Third, the classification and post-treatment stage realizes graded recovery of materials of different particle sizes. The ultra-fine powder separated from the spheroidization process is classified and collected by particle size grade, which can be used as raw materials for other low-end or special graphite applications, greatly improving the comprehensive utilization rate of raw materials and reducing the actual economic loss caused by yield decline.
Finally, JACAN’s intelligent process control system precisely adjusts parameters such as rotor speed, airflow rate and material residence time according to different raw material characteristics and product specifications. With hundreds of technical patents and verification from 1,200+ global clients, the system can find the optimal balance point between sphericity index and yield loss for each product specification, helping customers achieve the best economic benefits while meeting high-quality product standards.

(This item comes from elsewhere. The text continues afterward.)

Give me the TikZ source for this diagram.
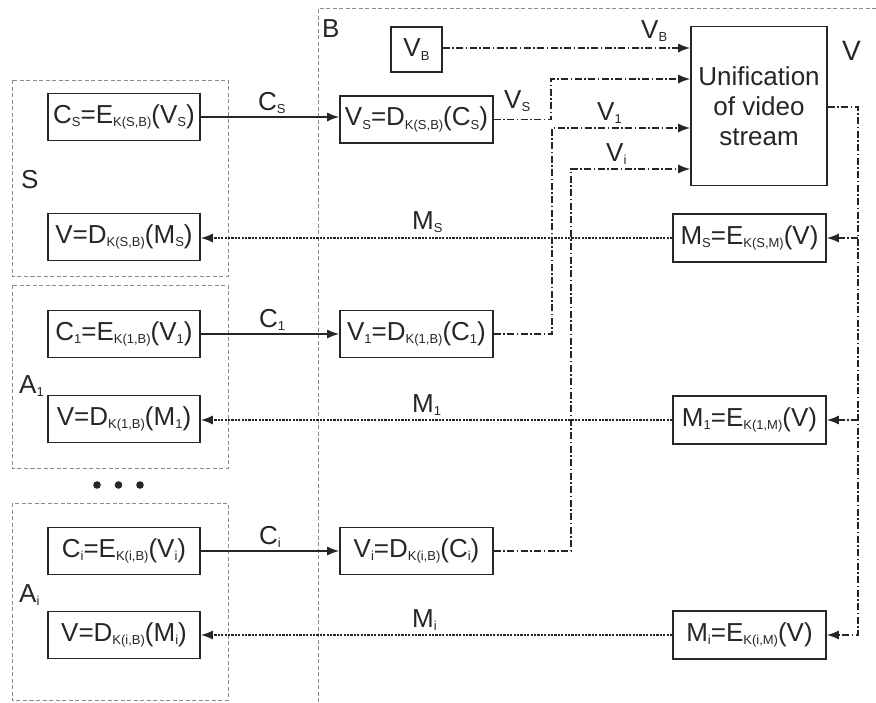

The typical yield loss in graphite spheroidization covers a wide range, mainly determined by the adopted process technology and product performance requirements. Traditional cascade processes face 50–70% high loss, while mainstream classifier mill systems have 30–50% loss, and optimized high-end shaping processes with fine powder recovery can reduce comprehensive loss to below 20%. For the mainstream high-end anode graphite with ≥0.85 sphericity and 10–50μm particle size, the industry’s advanced process level can control the main product yield loss at 25–40%.
Through front-end pre-shaping, closed-loop classification control and graded material recovery, JACAN’s integrated graphite processing solution effectively reduces spheroidization yield loss while ensuring high sphericity and batch consistency, providing manufacturers with a technical path to improve material utilization and reduce production costs.